Guadalupe Mountains National Park was authorized by an act of Congress (Public Law 89-667) in 1966 to preserve “an area possessing outstanding geological values together with scenic and other natural values of great significance.” The park was formally established in 1972 with an area of 76,293 acres.
Today, Guadalupe Mountains National Park includes 86,416 acres in west Texas, just south of the New Mexico state line and north of U.S. Highway 62/180. The Guadalupe Mountains rise more than 3,000 feet above the arid Chihuahuan Desert that surrounds them. El Capitan, the park’s most striking feature, is a 1,000-foot-high limestone cliff. Nearby Guadalupe Peak, 8,751 feet above sea level, is the highest point in Texas.
The Guadalupe Mountains are part of a mostly buried 400-mile-long U-shaped fossil reef complex, Capitan Reef, which extends through a large area of west Texas and southeastern New Mexico. The longest exposed stretch of Capitan Reef, 12 miles of which is in the park, extends from Guadalupe Mountains National Park northeast almost to the city of Carlsbad, New Mexico, a distance of almost 40 miles. This 260-million- to 270-million-year-old reef is one of the world’s finest examples of an ancient reef system. The fossilbearing strata of the park are also associated with the rich “oil patch” of the Delaware Basin of west Texas. Three internationally significant geological stratotype sections and points and numerous type sections of rock are present in the park.
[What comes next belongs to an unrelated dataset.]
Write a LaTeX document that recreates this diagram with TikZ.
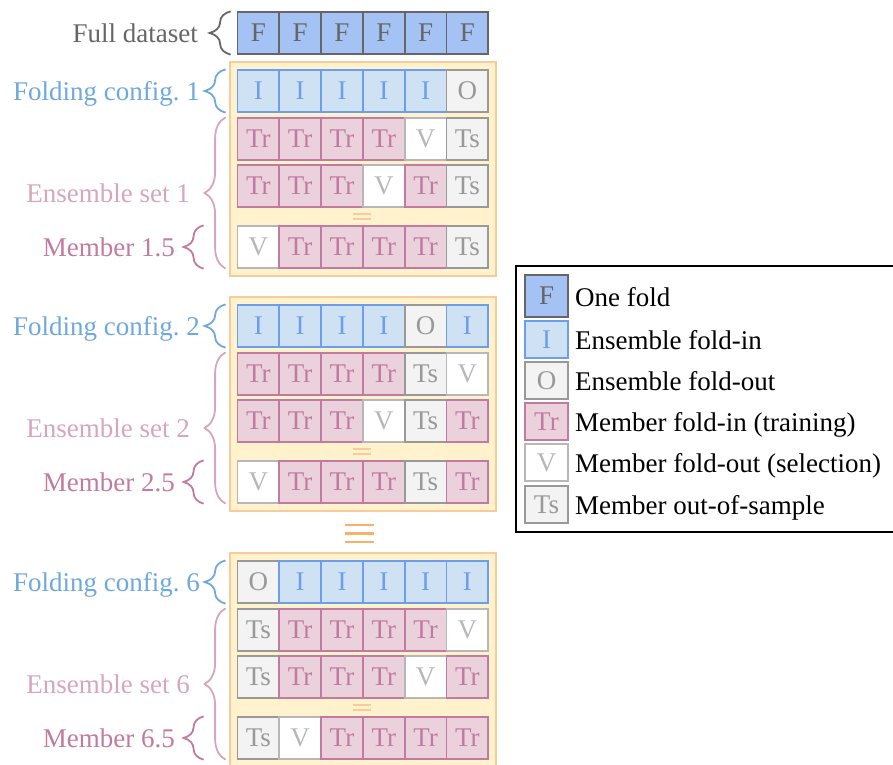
\documentclass[tikz,border=0pt]{standalone}
\usepackage{fontspec}
\setmainfont{Liberation Serif}
\usetikzlibrary{decorations.pathreplacing}

\definecolor{cFfill}{HTML}{A4C2F4}
\definecolor{cFline}{HTML}{666666}
\definecolor{cIfill}{HTML}{CFE2F3}
\definecolor{cIline}{HTML}{6D9EEB}
\definecolor{cOfill}{HTML}{F3F3F3}
\definecolor{cOline}{HTML}{999999}
\definecolor{cTrfill}{HTML}{EAD1DC}
\definecolor{cTrline}{HTML}{C27BA0}
\definecolor{cVline}{HTML}{B7B7B7}
\definecolor{boxfill}{HTML}{FFF2CC}
\definecolor{boxline}{HTML}{F9CB9C}
\definecolor{bigdots}{HTML}{F6B26B}
\definecolor{lblfold}{HTML}{6FA8DC}
\definecolor{lblens}{HTML}{D5A6BD}
\definecolor{lblmem}{HTML}{C27BA0}
\definecolor{lblfull}{HTML}{666666}

% one row of six folds; #1 name prefix, #2 top edge, #3 fold kinds
\newcommand\foldrow[3]{%
  \edef\foldlist{#3}%
  \foreach \fc [count=\i from 0] in \foldlist {%
    \node[cell, cell\fc] (#1-\i) at (258.4+41.8*\i, #2+21) {\fc};}}

\begin{document}
\begin{tikzpicture}[x=1pt, y=-1pt,
  every node/.style={font=\fontsize{27}{30}\selectfont, inner sep=0pt},
  cell/.style={draw, line width=1.8pt, minimum width=41.8pt, minimum height=41.5pt},
  cellF/.style={fill=cFfill, draw=cFline, text=cFline},
  cellI/.style={fill=cIfill, draw=cIline, text=cIline},
  cellO/.style={fill=cOfill, draw=cOline, text=cOline},
  cellTr/.style={fill=cTrfill, draw=cTrline, text=cTrline},
  cellV/.style={fill=white, draw=cVline, text=cVline},
  cellTs/.style={fill=cOfill, draw=cOline, text=cOline},
  ensbox/.style={draw=boxline, fill=boxfill, line width=2pt,
    minimum width=266pt, minimum height=214pt},
  smalleq/.style={draw=boxline, line width=1.5pt},
  bigeq/.style={draw=bigdots, line width=2.5pt},
  curly/.style={decorate, line width=1.8pt,
    decoration={brace, amplitude=#1}},
  curly/.default=21pt,
  legcell/.style={cell, minimum width=43pt, minimum height=37pt},
  legtext/.style={anchor=base west, text=black},
]
\useasboundingbox (0,0) rectangle (893,764);

% full dataset
\foldrow{full}{12}{F,F,F,F,F,F}
\node[anchor=base east, text=lblfull] (lfull) at (198,42) {Full dataset};
\draw[curly, draw=lblfull] ([xshift=-6pt]full-0.south west) -- ([xshift=-6pt]full-0.north west);

% ensemble blocks
\foreach \b/\T/\fold/\ra/\rb/\rm in {
  1/62/{I,I,I,I,I,O}/{Tr,Tr,Tr,Tr,V,Ts}/{Tr,Tr,Tr,V,Tr,Ts}/{V,Tr,Tr,Tr,Tr,Ts},
  2/297/{I,I,I,I,O,I}/{Tr,Tr,Tr,Tr,Ts,V}/{Tr,Tr,Tr,V,Ts,Tr}/{V,Tr,Tr,Tr,Ts,Tr},
  6/553/{O,I,I,I,I,I}/{Ts,Tr,Tr,Tr,Tr,V}/{Ts,Tr,Tr,Tr,V,Tr}/{Ts,V,Tr,Tr,Tr,Tr}}{
  \node[ensbox] (box\b) at (363, \T+107) {};
  \foldrow{fc\b}{\T+8}{\fold}
  \foldrow{ra\b}{\T+56}{\ra}
  \foldrow{rb\b}{\T+103}{\rb}
  \foldrow{rm\b}{\T+164}{\rm}
  \draw[smalleq] (353, \T+152) -- (371, \T+152) (353, \T+157) -- (371, \T+157);
  % labels and braces
  \draw[curly, draw=lblfold] ([xshift=-11pt]fc\b-0.south west) -- ([xshift=-11pt]fc\b-0.north west);
  \node[anchor=base east, text=lblfold] (lfold\b) at (200, \T+38) {Folding config.~\b};
  \draw[curly, draw=lblens] ([xshift=-11pt]rm\b-0.south west) -- ([xshift=-11pt]ra\b-0.north west);
  \node[anchor=base east, text=lblens] (lens\b) at (190, \T+140) {Ensemble set \b};
  \draw[curly=20pt, draw=lblmem] ([xshift=-33pt]rm\b-0.south west) -- ([xshift=-33pt]rm\b-0.north west);
  \node[anchor=base east, text=lblmem] (lmem\b) at (175, \T+194) {Member \b.5};
}

% gap between ensemble set 2 and 6
\draw[bigeq] (345,525) -- (374,525) (345,533.5) -- (374,533.5) (345,542) -- (374,542);

% legend
\draw[line width=2pt, draw=black] (516,266) rectangle (900,532);
\node[legcell, cellF, minimum height=42pt] (kF) at (546.5,296) {F};
\node[legtext] at (575,306) {One fold};
\node[legcell, cellI] (kI) at (546.5,339.5) {I};
\node[legtext] at (575,349) {Ensemble fold-in};
\node[legcell, cellO] (kO) at (546.5,380.5) {O};
\node[legtext] at (575,390) {Ensemble fold-out};
\node[legcell, cellTr] (kTr) at (546.5,421.5) {Tr};
\node[legtext] at (575,431) {Member fold-in (training)};
\node[legcell, cellV] (kV) at (546.5,462.5) {V};
\node[legtext] at (575,472) {Member fold-out (selection)};
\node[legcell, cellTs] (kTs) at (546.5,504.5) {Ts};
\node[legtext] at (575,514) {Member out-of-sample};
\end{tikzpicture}
\end{document}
The cultural history of the Guadalupe Mountains includes native peoples and successive waves of European American explorers, travelers, and emigrants. Although Spanish explorers passed through the area in 1692, the arid desert and remote highlands of the Guadalupe Mountains were the domain of American Indian peoples until the mid-1800s. Gradually, explorers and pioneers entered the area and navigated using the distinctive landmark of the Guadalupes. In 1858 the Butterfield Overland Stage Line began carrying mail and passengers through the Guadalupe Mountains on the nation’s first transcontinental mail route.
The settlement of ranches around the Guadalupe Mountains began in the late-1800s and led to periodic conflicts with the Mescalero Apache Tribe. During the U.S. Army’s military campaign against the Mescalero Apache Tribe, the high country of the Guadalupe Mountains was one of their last sanctuaries. By 1880, the majority of the Mescalero Apache Tribe no longer occupied the Guadalupe Mountains region. Subsequent years brought more ranchers to the area. In the 1920s and 1930s, J. C. Hunter purchased many of the properties and consolidated them into one large holding. Hunter built structures and an extensive livestock watering system that pumped spring water from the southeast lowlands to the high country.
Wallace Pratt, a petroleum geologist, charmed by the Guadalupe Mountains, bought land in McKittrick Canyon in the 1920s and built two residences that remain in the park. In 1959, Pratt donated his land to the National Park Service. Adjacent lands then owned by J. C. Hunter, Jr. and others were eventually purchased and combined into the new Guadalupe Mountains National Park.
In 1977, the park was designated a Class I air quality area under the Clean Air Act. As a result, the park receives the highest level of protection under the act, and the National Park Service has “an affirmative responsibility” to protect sensitive air quality resources in the park, including vegetation, soils, waters, wildlife, and visibility. Air pollution sources with the potential to affect park resources must meet stringent emission control standards, and only a very small additional amount of pollution is permitted in the area. The act also sets a goal of preventing any future impairment in Class I areas and remedying any existing impairment of visibility from manmade air pollution.
In 1978, 46,850 acres of the park’s backcountry were formally designated by Congress as wilderness. This action was authorized by Public Law 95-625, the National Parks and Recreation Act of 1978. On October 28, 1988, Congress passed legislation (Public Law 100-541, 102 Stat. 2720) that enlarged the park by 10,123 acres. These lands include gypsum and quartzose dunes in an area west of and adjacent to the original park boundary.